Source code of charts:
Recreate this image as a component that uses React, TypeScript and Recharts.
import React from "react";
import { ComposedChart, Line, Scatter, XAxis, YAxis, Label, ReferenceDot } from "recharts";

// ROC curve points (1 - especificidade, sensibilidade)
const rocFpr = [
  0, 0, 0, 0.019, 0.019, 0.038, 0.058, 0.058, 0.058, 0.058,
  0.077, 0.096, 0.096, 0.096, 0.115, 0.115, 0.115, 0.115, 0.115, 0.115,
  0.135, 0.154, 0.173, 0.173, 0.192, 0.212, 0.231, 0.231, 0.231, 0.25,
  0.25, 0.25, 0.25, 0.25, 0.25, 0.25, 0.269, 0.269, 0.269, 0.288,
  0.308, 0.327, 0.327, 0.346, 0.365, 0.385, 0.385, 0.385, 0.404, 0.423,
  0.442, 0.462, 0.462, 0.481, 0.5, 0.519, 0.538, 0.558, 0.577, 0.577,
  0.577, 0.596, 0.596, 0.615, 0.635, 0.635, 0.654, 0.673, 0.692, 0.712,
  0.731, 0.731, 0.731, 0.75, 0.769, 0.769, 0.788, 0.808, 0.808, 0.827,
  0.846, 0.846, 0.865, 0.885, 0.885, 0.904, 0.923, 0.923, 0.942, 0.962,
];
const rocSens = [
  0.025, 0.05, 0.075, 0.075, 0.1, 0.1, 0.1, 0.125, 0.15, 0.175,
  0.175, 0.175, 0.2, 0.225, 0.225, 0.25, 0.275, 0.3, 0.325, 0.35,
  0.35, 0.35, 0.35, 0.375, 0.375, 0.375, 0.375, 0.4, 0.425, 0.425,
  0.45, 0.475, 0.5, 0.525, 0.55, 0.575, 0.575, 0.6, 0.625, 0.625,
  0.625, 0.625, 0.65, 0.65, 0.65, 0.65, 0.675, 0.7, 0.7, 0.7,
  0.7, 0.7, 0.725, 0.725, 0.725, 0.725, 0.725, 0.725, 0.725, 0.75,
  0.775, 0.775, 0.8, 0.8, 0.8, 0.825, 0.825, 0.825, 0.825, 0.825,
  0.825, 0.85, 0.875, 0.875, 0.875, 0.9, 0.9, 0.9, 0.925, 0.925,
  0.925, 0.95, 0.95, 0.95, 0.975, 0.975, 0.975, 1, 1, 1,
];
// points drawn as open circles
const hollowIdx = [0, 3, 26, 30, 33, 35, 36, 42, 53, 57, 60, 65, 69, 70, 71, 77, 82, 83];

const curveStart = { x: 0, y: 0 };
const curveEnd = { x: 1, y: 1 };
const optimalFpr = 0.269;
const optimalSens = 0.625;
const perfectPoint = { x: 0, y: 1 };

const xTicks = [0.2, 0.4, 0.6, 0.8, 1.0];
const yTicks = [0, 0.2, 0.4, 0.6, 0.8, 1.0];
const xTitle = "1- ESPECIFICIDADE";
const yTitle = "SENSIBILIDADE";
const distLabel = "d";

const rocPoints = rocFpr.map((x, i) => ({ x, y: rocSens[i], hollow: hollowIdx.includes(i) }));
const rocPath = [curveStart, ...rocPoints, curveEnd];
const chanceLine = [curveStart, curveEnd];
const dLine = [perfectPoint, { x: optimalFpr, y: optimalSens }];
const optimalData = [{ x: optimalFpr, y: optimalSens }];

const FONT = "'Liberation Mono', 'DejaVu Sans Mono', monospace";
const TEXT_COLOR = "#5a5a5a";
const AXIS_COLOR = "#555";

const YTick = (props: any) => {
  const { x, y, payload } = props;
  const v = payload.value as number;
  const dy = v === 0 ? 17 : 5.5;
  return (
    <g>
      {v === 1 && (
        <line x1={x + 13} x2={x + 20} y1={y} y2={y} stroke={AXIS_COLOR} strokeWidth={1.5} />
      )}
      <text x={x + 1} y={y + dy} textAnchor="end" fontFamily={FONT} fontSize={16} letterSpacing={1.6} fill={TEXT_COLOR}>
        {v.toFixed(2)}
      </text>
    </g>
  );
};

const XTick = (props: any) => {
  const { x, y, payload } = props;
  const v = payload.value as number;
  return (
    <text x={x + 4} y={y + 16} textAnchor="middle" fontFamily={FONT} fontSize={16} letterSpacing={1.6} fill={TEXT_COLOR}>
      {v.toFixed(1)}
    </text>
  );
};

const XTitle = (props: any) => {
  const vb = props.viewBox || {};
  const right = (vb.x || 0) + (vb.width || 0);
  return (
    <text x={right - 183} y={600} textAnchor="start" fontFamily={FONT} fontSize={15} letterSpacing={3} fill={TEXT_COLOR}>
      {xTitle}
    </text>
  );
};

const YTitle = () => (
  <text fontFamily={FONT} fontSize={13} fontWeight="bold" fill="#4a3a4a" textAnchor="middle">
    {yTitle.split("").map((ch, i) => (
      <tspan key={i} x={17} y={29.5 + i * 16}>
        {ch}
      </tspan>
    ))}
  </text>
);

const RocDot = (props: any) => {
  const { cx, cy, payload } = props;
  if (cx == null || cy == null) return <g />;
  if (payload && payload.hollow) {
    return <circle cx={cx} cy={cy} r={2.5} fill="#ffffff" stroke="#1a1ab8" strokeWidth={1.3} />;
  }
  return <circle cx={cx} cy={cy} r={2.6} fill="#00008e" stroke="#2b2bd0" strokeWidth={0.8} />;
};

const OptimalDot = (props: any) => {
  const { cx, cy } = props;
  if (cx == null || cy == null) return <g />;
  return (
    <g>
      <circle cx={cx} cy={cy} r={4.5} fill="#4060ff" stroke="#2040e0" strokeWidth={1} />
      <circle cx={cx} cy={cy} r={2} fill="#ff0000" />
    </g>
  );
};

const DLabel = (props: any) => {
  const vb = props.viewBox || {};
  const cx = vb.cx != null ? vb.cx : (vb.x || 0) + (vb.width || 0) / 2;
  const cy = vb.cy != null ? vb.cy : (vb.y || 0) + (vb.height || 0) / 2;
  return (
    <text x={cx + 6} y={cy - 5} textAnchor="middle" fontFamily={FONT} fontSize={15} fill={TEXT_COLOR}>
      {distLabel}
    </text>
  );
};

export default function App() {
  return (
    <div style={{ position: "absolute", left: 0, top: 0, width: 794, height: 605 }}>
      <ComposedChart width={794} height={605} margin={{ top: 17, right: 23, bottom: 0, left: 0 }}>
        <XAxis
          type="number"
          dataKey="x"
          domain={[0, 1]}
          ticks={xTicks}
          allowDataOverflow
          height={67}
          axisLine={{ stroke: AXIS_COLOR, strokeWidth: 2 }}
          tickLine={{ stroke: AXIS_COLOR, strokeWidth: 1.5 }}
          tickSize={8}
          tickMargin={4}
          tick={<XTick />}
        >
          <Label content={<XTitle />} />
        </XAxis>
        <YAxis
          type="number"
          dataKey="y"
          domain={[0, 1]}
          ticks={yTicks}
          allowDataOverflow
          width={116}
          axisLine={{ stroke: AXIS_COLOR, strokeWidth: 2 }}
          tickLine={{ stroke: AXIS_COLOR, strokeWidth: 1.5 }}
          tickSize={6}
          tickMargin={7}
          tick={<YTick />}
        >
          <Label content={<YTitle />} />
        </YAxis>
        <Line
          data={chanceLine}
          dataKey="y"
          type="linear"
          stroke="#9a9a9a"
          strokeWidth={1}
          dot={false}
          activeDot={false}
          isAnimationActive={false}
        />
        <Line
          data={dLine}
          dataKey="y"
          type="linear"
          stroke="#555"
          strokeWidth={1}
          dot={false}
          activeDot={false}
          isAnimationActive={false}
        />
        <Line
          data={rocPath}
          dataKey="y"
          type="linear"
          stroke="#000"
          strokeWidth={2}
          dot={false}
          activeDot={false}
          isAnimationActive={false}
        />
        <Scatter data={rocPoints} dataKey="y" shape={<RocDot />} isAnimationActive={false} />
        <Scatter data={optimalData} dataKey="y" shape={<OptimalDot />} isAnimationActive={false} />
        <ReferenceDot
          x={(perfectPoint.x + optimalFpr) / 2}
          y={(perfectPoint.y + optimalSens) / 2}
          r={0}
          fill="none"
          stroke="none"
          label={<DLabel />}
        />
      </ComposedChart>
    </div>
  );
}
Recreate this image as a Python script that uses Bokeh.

_Task goal_
In the listing above, how many lines include the word "Recreate"? Answer with the number and nothing more.

_In response_
2